Mart ayında Gazze'den ayrılıp Mısır'a geçtiğini, 6 ay sonra da Türkiye'ye geldiğini söyleyen Ebu Muammer, "Birçok denemeden sonra Türkiye'ye geldim. Gazze'nin yetim çocuklarının ve mazlumlarının sesi olmak için katıldığım ilk faaliyetim de bu." dedi.
"Annem o kadar ağır yaralanmıştı ki tanınmaz haldeydi"Ebu Muammer, Han Yunus ile Refah arasındaki El-Fehari isimli bölgede yaşadıklarını ifade ederek "İşgalci İsrail rastgele numaraları arayıp insanlardan evimizin bulunduğu Fehari bölgesine gitmesini istiyordu sonra da bombardımana tutuyordu." diyerek İsrail'in güvenli bölge iddiasını yalanladı.
Annesini gördüğü anda tanıyamadığını ifade eden Ebu Muammer, "Annem o kadar ağır yaralanmıştı ki tanınmaz haldeydi. Bombardımandan sonra tam bir hafta yoğun bakımda kaldı. Annem 29 Aralık'ta uyandı, yanına gittim ve beni tanıdı. Bombardımandan 9 gün sonra da aldığı yaralar nedeniyle annem şehit oldu." dedi.

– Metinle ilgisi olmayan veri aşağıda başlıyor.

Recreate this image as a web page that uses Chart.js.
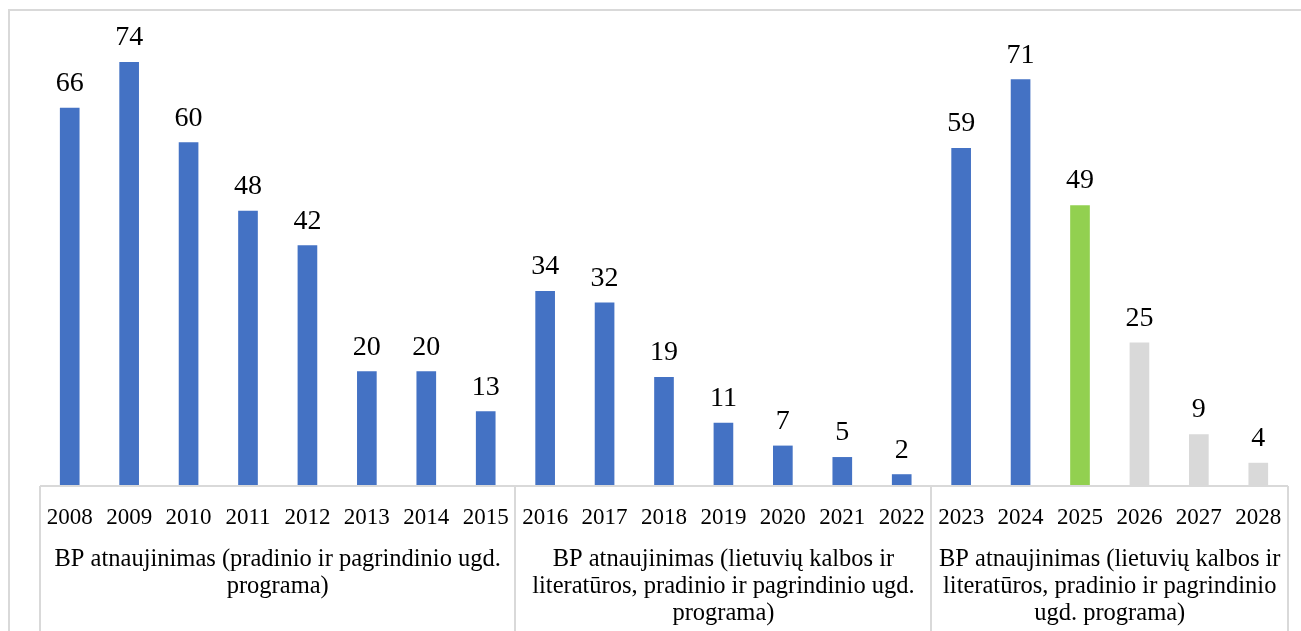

"Gazze'de büyük adamların taşıyamadığı sorumlulukları yüklenen çocuklar var"Türkiye'de Filistin müfredatını uygulayan okullarda eğitim aldığını söyleyen Ebu Muammer, "Mühendis olmak ve Gazze'yi yeniden inşa etmek istiyorum. Eğitimime devam etmek ve Gazze'deki yetim çocukların, mazlumların sesi olmak istiyorum." diye konuştu.
Gazze'dekilerle kıyaslandığında diğer ülkelerdeki çocukların refah içinde yaşadığını dile getiren Ebu Muammer, "Gazze'de zor zamanlardan geçen, büyük adamların taşıyamadığı sorumluluğu yüklenen çocuklar var." dedi.
Gazze'nin geleceğinden ümidini kaybetmeyen Ebu Muammer, "Ateşkes ilan edilirse Gazze, Allah'ın izniyle gençleriyle, adamlarıyla eski haline dönecek, ben de Gazze'ye döneceğim." diye konuştu.
"Herkese mesajım Mescid-i Aksa'nın hürriyetine kavuşmasıdır"Şihabeddin'in ailesini kaybettiği saldırıda aynı evde bulunan kuzeni Ala Ebu Muammer de Türkiye'de eğitimini sürdürdüğünü, Şihabeddin ile ders çalıştığını söyledi.
Filistinli çocuk, "Bombardımanda ben de vardım, iki hafta boyunca komada kaldım, bilincim kapalıydı. Daha sonra annemin yanına gittiğimde babamın şehit olduğunu söyledi. 'Allah rahmet eylesin' dedim ve ben, savaşmak ve intikamını almak için kaldım." ifadelerini kullandı.
İsrail saldırısına ilişkin Ala Ebu Muammer, "Saldırı olduğunda evdeydik, Şihabeddin ile oynuyorduk. Üzerimizi değiştirdik ve evi bombaladılar, babamı kaybettim." dedi.
Ala Ebu Muammer, "Mücahid olmak, Mescid-i Aksa'yı özgürleştirmek ve tüm şehitlerin intikamını almak istiyorum. Herkese mesajım, Mescid-i Aksa'nın hürriyetine kavuşmasıdır." şeklinde konuştu.